Here are some points to remember:
Good communication is relevant, focused, timely and readable.
Identify your target audience: consumer press, trade press, professional journals or specialist press for articles; internal, trade or special interest newsletters; paying or ‘free’ audience for web sites. Look at their age, gender, socio-economic group and lifestyle factors.
Look at what your audience wants – news, information or entertainment.
Use the five Ws and an H to focus your work – what (subject), who (audience, case study and expert), where (tone and angle),when (topical, up to date), why (what’s in it for the audience), how (your approach).
Your language (tone and vocabulary) needs to be consistent with that of the publication where it appears.
Keep it simple and relevant.
Avoid bias and stereotypes.
Check your spelling and grammar.
Remember that editors, publications and web sites change – widen your fields of interest to avoid becoming too reliant on particular publications by finding new angles on regular topics and finding new topics that interest you.
Unless you’re an acknowledged expert in your field, you’ll need to contact the editor for the first time. Look at what sort of article you want to write, the sort of subjects you can write about, which publications cover that sort of topic and whether they use freelancers.

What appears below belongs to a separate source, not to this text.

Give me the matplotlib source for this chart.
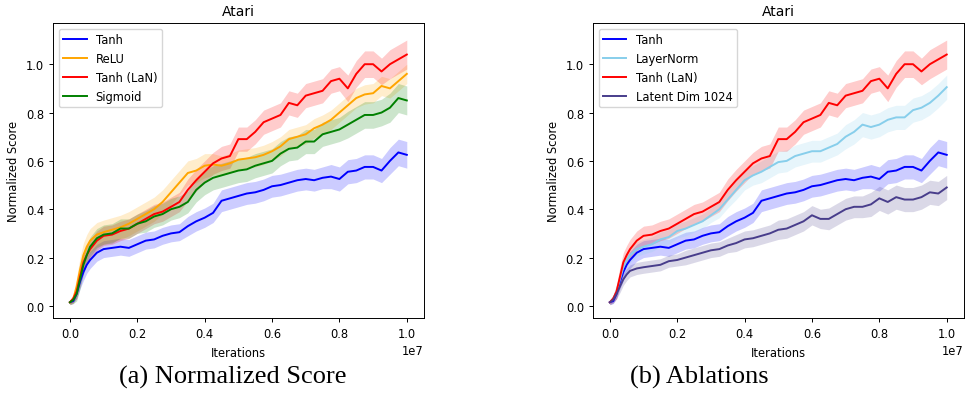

Look at your target publication’s style – length, use of case studies and experts, layout, length of paragraphs and sentences, tone and vocabulary. Identify the topics that haven’t been covered (and remember how far in advance the publication works!)
Ring the features department to find out if they accept freelance contributions and, if so, who to send your ideas to, how much detail they want, whether they’d prefer email or post, which issue they’re planning next, which categories they want to cover (broad terms).
Prepare your submissions package – a covering letter, your CV (contact details and list of articles published), cuttings, ideas, (brief paragraph or longer outlines) and SAE (or, for email, a truncated CV and a couple of web site article URLs).
If you haven’t heard within a month, assume a rejection – send in more ideas and don’t pester. If an editor asks you to write something, stick to the deadline and discuss any problems straightaway – it’s OK to refuse a commission but come up with an alternative!
The commissioning form will tell you your brief, fee, payment details, appearance date and deadline. Don’t take rejection personally – the topic’s either not right at that point or may have been covered by someone else (remember lead time!). Try the idea elsewhere and come up with new ones for the editor who rejected you.
Recycle topics by changing your angle or combining elements from several articles.